Individual ethics are fundamental to the success of a corporation and need to be encouraged by management in order to stay competitive and when under stress – not bailing out when presented in complications. Bowen states “we cannot quit our jobs over every ethical dilemma, but if we continually ignore our sense of values, who do we become? ” What he means by that is that it is essential to a corporation success to implement individual ethics in order to efficiently overcome ethical dilemma that the company may be facing, and not just individually go our apart and give up.
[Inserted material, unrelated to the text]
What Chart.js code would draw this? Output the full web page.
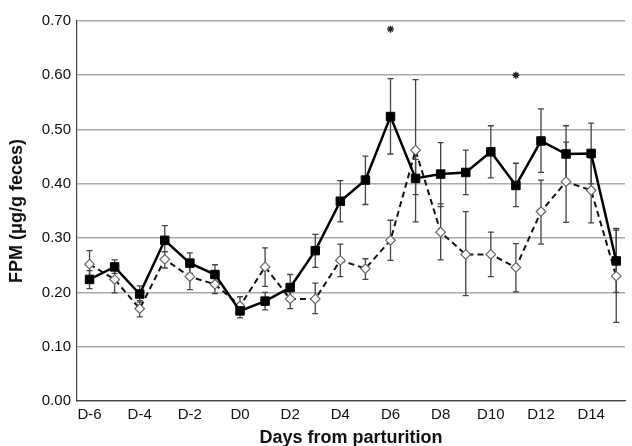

The ethics of the individual are very important simply because like Bowen mentions corporations and their members are interdependent and for the corporation to be strong the members need to share a preconceived notion of correct behaviour and think of it as a positive force, not a constraint. What this means is that, not a standard implemented in regards of ethic is to be executed but rather an understanding and respect of collective ethics of the individuals that form the corporation. To be ethical is to follow the business as well as the cultural goals of the corporation, its owners, its employees, and its customers.
Individuals who operate from a thoughtful set of personal values provide the foundation for corporate culture. Bowen came to conclusion that a corporate tradition that encourages freedom of inquiry, supports personal values, and reinforces a focused sense of direction can fulfill the need to combine individuality with the prosperity and success of the group. Without such corporate support, the individual is lost. In complex situations, the individual deserves the support of its group, when people cannot find such support in their organizations they tend to not know how to act.
In a case where such support is forthcoming, the individual has a stake in the success of the group and can add much more to the actual process of establishing and maintaining a good corporate culture. For management, it is crucial for them to be sensitive to individual needs, to shape them and to direct and focus them for the benefit as the corporation. To conclude, without management’s acceptance and encouragement of the individual’s personal stake and interest in the success of the success of the corporation, when under stress they may be presented to an unfixable surprise and may have to bail out under the pressure of such stress.